As his life drew to a close at the age of 58, he allowed himself to return to those terrible times he had experienced and tried to relieve himself of the guilt he carried at having survived the ordeal while so many had not.
My final memory of him is visiting his home with my friend and his parents. The most vivid recollection I have is how he held his wife's hand so tightly her fingers turned white and as he sobbed out years of never before seen emotion he repeated over and over things such as "Whatever have they done? Whatever have we done? Who is going to take responsibility for this madness? Just what bloody difference has it all made?".
As a six-year-old boy I had no idea what the significance of these comments were.

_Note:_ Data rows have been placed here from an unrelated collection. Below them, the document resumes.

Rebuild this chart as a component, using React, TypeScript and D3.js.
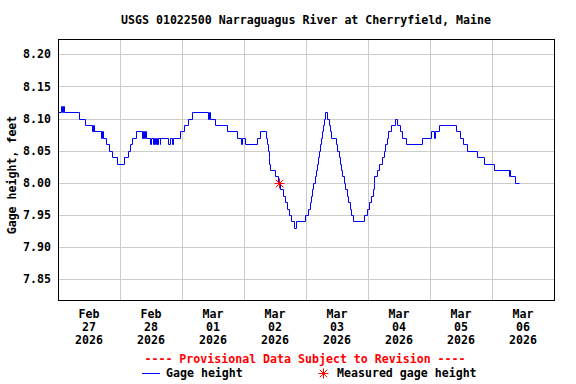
import React from 'react'
import * as d3 from 'd3'

// gage height, feet, as [hours since Feb 27 2026 00:00, value] change points
const gageHeight: [number, number][] = [
  [0, 8.11], [1.0, 8.12], [1.5, 8.11], [1.8, 8.12], [2.3, 8.11],
  [8.3, 8.1], [10.3, 8.09], [13.2, 8.08], [13.4, 8.09], [13.6, 8.08],
  [13.8, 8.09], [14.0, 8.08], [16.8, 8.07], [17.0, 8.08], [17.3, 8.07],
  [18.6, 8.06], [19.6, 8.05], [20.9, 8.04], [22.8, 8.03], [25.7, 8.04],
  [27.0, 8.05], [27.9, 8.06], [28.6, 8.07], [30.3, 8.08], [32.5, 8.07],
  [32.9, 8.08], [33.3, 8.07], [33.7, 8.08], [34.1, 8.07], [35.7, 8.06],
  [36.0, 8.07], [36.6, 8.06], [36.9, 8.07], [37.3, 8.06], [37.6, 8.07],
  [37.9, 8.06], [38.2, 8.07], [38.5, 8.06], [38.9, 8.07], [39.3, 8.06],
  [39.6, 8.07], [42.4, 8.06], [43.2, 8.07], [44.3, 8.06], [44.6, 8.07],
  [47.4, 8.08], [48.8, 8.09], [50.2, 8.1], [52.0, 8.11], [58.2, 8.1],
  [58.6, 8.11], [59.0, 8.1], [60.7, 8.09], [65.6, 8.08], [69.2, 8.07],
  [70.9, 8.06], [71.3, 8.07], [72.4, 8.06], [76.9, 8.07], [78.3, 8.08],
  [80.4, 8.07], [80.9, 8.06], [81.3, 8.05], [81.6, 8.04], [81.8, 8.03],
  [82.2, 8.02], [84.1, 8.01], [85.0, 8.0], [85.9, 7.99], [87.0, 7.98],
  [87.8, 7.97], [88.5, 7.96], [89.3, 7.95], [90.2, 7.94], [91.3, 7.93],
  [92.1, 7.94], [95.8, 7.95], [96.8, 7.96], [97.4, 7.97], [97.9, 7.98],
  [98.3, 7.99], [98.8, 8.0], [99.3, 8.01], [99.8, 8.02], [100.3, 8.03],
  [100.7, 8.04], [101.1, 8.05], [101.5, 8.06], [101.8, 8.07], [102.1, 8.08],
  [102.4, 8.09], [102.8, 8.1], [103.2, 8.11], [104.3, 8.1], [104.8, 8.09],
  [105.3, 8.08], [105.7, 8.07], [107.6, 8.06], [108.0, 8.05], [108.6, 8.04],
  [109.1, 8.03], [109.6, 8.02], [110.1, 8.01], [110.6, 8.0], [111.2, 7.99],
  [111.8, 7.98], [112.3, 7.97], [112.9, 7.96], [113.5, 7.95], [114.2, 7.94],
  [118.3, 7.95], [119.8, 7.96], [120.4, 7.97], [121.3, 7.98], [122.0, 7.99],
  [122.3, 8.0], [122.5, 8.01], [123.3, 8.02], [124.4, 8.03], [125.5, 8.04],
  [126.0, 8.05], [126.5, 8.06], [127.2, 8.07], [127.6, 8.08], [128.9, 8.09],
  [130.5, 8.1], [131.4, 8.09], [132.4, 8.08], [133.2, 8.07], [134.6, 8.06],
  [141.0, 8.07], [144.4, 8.08], [145.4, 8.07], [145.8, 8.08], [147.4, 8.09],
  [154.0, 8.08], [155.7, 8.07], [156.8, 8.06], [158.2, 8.05], [162.2, 8.04],
  [164.9, 8.03], [168.6, 8.02], [174.5, 8.01], [174.7, 8.02], [175.0, 8.01],
  [177.0, 8.0], [178.3, 8.0],
]

const measured: [number, number][] = [[85.7, 8.0]]

const yTicks = [7.85, 7.9, 7.95, 8.0, 8.05, 8.1, 8.15, 8.2]
const dayLabels = [
  ['Feb', '27', '2026'],
  ['Feb', '28', '2026'],
  ['Mar', '01', '2026'],
  ['Mar', '02', '2026'],
  ['Mar', '03', '2026'],
  ['Mar', '04', '2026'],
  ['Mar', '05', '2026'],
  ['Mar', '06', '2026'],
]

const title = 'USGS 01022500 Narraguagus River at Cherryfield, Maine'
const font = '"DejaVu Sans Mono", monospace'
const fs = 11.6

const left = 58, right = 554, top = 39, bottom = 300

// snap to pixel centres so 1px lines stay sharp
const px = (v: number) => Math.round(v) + 0.5

const App = () => {
  const x = d3.scaleLinear().domain([0, 24 * 8]).range([left, right])
  const y = d3.scaleLinear().domain([7.85, 8.2]).range([279.3, 54.3])

  const line = d3
    .line<[number, number]>()
    .x((d) => px(x(d[0])))
    .y((d) => px(y(d[1])))
    .curve(d3.curveStepAfter)

  const star = (cx: number, cy: number, r: number) => (
    <g stroke="#ff0000" strokeWidth={1}>
      <line x1={cx - r} y1={cy} x2={cx + r} y2={cy} />
      <line x1={cx} y1={cy - r} x2={cx} y2={cy + r} />
      <line x1={cx - r * 0.75} y1={cy - r * 0.75} x2={cx + r * 0.75} y2={cy + r * 0.75} />
      <line x1={cx - r * 0.75} y1={cy + r * 0.75} x2={cx + r * 0.75} y2={cy - r * 0.75} />
    </g>
  )

  const midnights = d3.range(1, 8)

  return (
    <svg
      width={576}
      height={384}
      style={{ position: 'absolute', left: 0, top: 0, background: '#fff' }}
      fontFamily={font}
      fontWeight="bold"
      fontSize={fs}
    >
      <rect width={576} height={384} fill="#fff" />
      <text x={(left + right) / 2} y={20} dy="0.35em" textAnchor="middle">
        {title}
      </text>

      {/* grid */}
      <g stroke="#cccccc">
        {yTicks.map((t) => (
          <line key={t} x1={left} x2={right} y1={px(y(t))} y2={px(y(t))} />
        ))}
        {midnights.map((d) => (
          <line key={d} x1={px(x(d * 24))} x2={px(x(d * 24))} y1={top} y2={bottom} />
        ))}
      </g>

      <path d={line(gageHeight) ?? ''} fill="none" stroke="#0000ff" strokeWidth={1} />
      {measured.map((m, i) => (
        <g key={i}>{star(px(x(m[0])), px(y(m[1])), 5)}</g>
      ))}

      <rect
        x={left + 0.5}
        y={top + 0.5}
        width={right - left}
        height={bottom - top}
        fill="none"
        stroke="#000"
      />

      {yTicks.map((t) => (
        <text key={t} x={51} y={y(t)} dy="0.35em" textAnchor="end">
          {d3.format('.2f')(t)}
        </text>
      ))}
      <text transform={`translate(12, 175) rotate(-90)`} dy="0.35em" textAnchor="middle">
        Gage height, feet
      </text>

      {dayLabels.map((lab, i) => (
        <g key={i}>
          {lab.map((s, j) => (
            <text key={j} x={x(i * 24 + 12)} y={314 + j * 13} dy="0.35em" textAnchor="middle">
              {s}
            </text>
          ))}
        </g>
      ))}

      <text x={305} y={359} dy="0.35em" textAnchor="middle" fill="#ff0000">
        ---- Provisional Data Subject to Revision ----
      </text>
      <line x1={142} x2={160} y1={373.5} y2={373.5} stroke="#0000ff" />
      <text x={166} y={373} dy="0.35em">Gage height</text>
      {star(323.5, 373.5, 5)}
      <text x={337} y={373} dy="0.35em">Measured gage height</text>
    </svg>
  )
}

export default App
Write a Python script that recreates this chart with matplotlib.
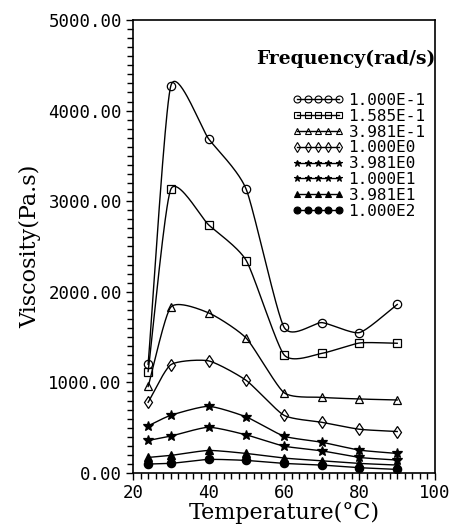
import numpy as np
import matplotlib
matplotlib.use("Agg")
import matplotlib.pyplot as plt
from matplotlib.ticker import MultipleLocator, FormatStrFormatter

# temperatures (C)
temps = [24, 30, 40, 50, 60, 70, 80, 90]

# viscosity (Pa.s) for each frequency
freq_labels = ["1.000E-1", "1.585E-1", "3.981E-1", "1.000E0",
               "3.981E0", "1.000E1", "3.981E1", "1.000E2"]
v_f1 = [1200, 4270, 3690, 3130, 1610, 1660, 1550, 1860]
v_f2 = [1120, 3130, 2740, 2345, 1305, 1320, 1435, 1432]
v_f3 = [955, 1830, 1768, 1488, 887, 835, 817, 806]
v_f4 = [780, 1195, 1238, 1022, 637, 560, 483, 458]
v_f5 = [520, 637, 736, 619, 407, 340, 253, 216]
v_f6 = [359, 407, 505, 421, 297, 245, 172, 143]
v_f7 = [172, 194, 249, 216, 165, 135, 106, 88]
v_f8 = [99, 106, 150, 139, 106, 88, 59, 40]
series = [v_f1, v_f2, v_f3, v_f4, v_f5, v_f6, v_f7, v_f8]

markers = [("o", "none"), ("s", "none"), ("^", "none"), ("d", "none"),
           ("*", "k"), ("*", "k"), ("^", "k"), ("o", "k")]


def smooth(x, y, n=40, tens=0.6):
    ''' cardinal spline through the points, tangents scaled by tens '''
    x = np.asarray(x, float); y = np.asarray(y, float)
    k = len(x)
    mx = np.zeros(k); my = np.zeros(k)
    for i in range(k):
        a = max(i-1, 0); b = min(i+1, k-1)
        mx[i] = tens*(x[b]-x[a]) / (b-a)
        my[i] = tens*(y[b]-y[a]) / (b-a)
    xs = []; ys = []
    t = np.linspace(0, 1, n)
    h00 = 2*t**3 - 3*t**2 + 1; h10 = t**3 - 2*t**2 + t
    h01 = -2*t**3 + 3*t**2; h11 = t**3 - t**2
    for i in range(k-1):
        xs.append(h00*x[i] + h10*mx[i] + h01*x[i+1] + h11*mx[i+1])
        ys.append(h00*y[i] + h10*my[i] + h01*y[i+1] + h11*my[i+1])
    return np.concatenate(xs), np.concatenate(ys)


fig = plt.figure(figsize=(4.5, 5.25), dpi=100)
ax = fig.add_axes([0.2956, 0.099, 0.671, 0.863])

handles = []
for vals, (mk, fc), lab in zip(series, markers, freq_labels):
    xs, ys = smooth(temps, vals)
    ax.plot(xs, ys, color="k", lw=1.0)
    ms = 7 if mk == "*" else 6
    ax.plot(temps, vals, linestyle="none", marker=mk, ms=ms, mfc=fc, mec="k", mew=0.9)
    h, = ax.plot([], [], color="k", lw=1.0, marker=mk, ms=5, mfc=fc, mec="k", mew=0.8)
    handles.append(h)

ax.set_xlim(20, 100)
ax.set_ylim(0, 5000)
ax.xaxis.set_major_locator(MultipleLocator(20))
ax.xaxis.set_minor_locator(MultipleLocator(2))
ax.yaxis.set_major_locator(MultipleLocator(1000))
ax.yaxis.set_minor_locator(MultipleLocator(100))
ax.yaxis.set_major_formatter(FormatStrFormatter("%.2f"))
ax.tick_params(which="both", direction="out", top=False, right=False, width=1.0)
ax.tick_params(which="major", length=5, labelsize=12.5, pad=3)
ax.tick_params(which="minor", length=4)
for lbl in ax.get_xticklabels() + ax.get_yticklabels():
    lbl.set_family("DejaVu Sans Mono")
for sp in ax.spines.values():
    sp.set_linewidth(1.2)

ax.set_xlabel("Temperature(°C)", family="DejaVu Serif", fontsize=16, labelpad=0)
ax.set_ylabel("Viscosity(Pa.s)", family="DejaVu Serif", fontsize=16, labelpad=5)

ax.text(1.0, 0.915, "Frequency(rad/s)", transform=ax.transAxes, ha="right", va="center",
        family="DejaVu Serif", fontweight="bold", fontsize=13.5)
leg = ax.legend(handles, freq_labels, numpoints=5, handlelength=3.2, handletextpad=0.3,
                loc="upper right", bbox_to_anchor=(1.0, 0.86), frameon=False,
                labelspacing=0.05, borderaxespad=0.2,
                prop={"family": "DejaVu Sans Mono", "size": 11.5})

fig.savefig("out.png", dpi=100)
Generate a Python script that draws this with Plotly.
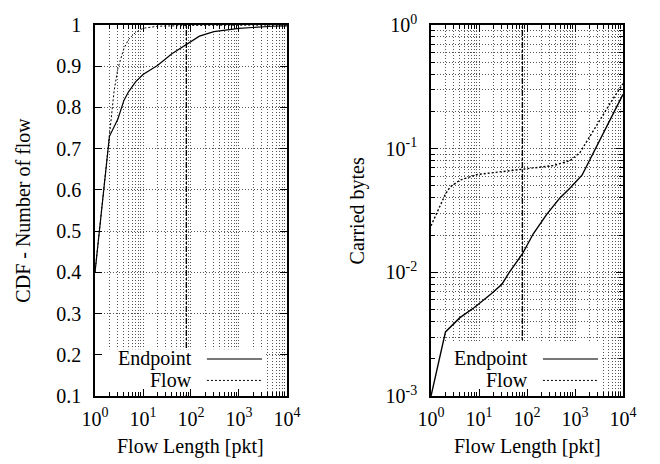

As we learn of yet another two British and four US soldiers killed in Afghanistan by those supposedly on the same side, as five young Australian lives recently lost in just one day in this futile war in Afghanistan I can't help but feel my friends' grandfather's questions will be asked just as earnestly by many others in relation to this unwinnable conflict that seems to have neither an end nor a solution.
The Telegraph says
Following the arrival of this letter to Viewpoint, we discovered how local soldier Ryan Rowbottom was seriously injured in the attack, last Friday, that killed his commanding officer, Grenadier Guard Lance Corporal Duane Groom.
This news was a stark reminder to the people of North East Lincolnshire of the horrors of war and the suffering that continues in Afghanistan.
Somehow a conclusion needs to be found, which will see an end to this conflict – however, would any end see a return to persecution for many natives of that country?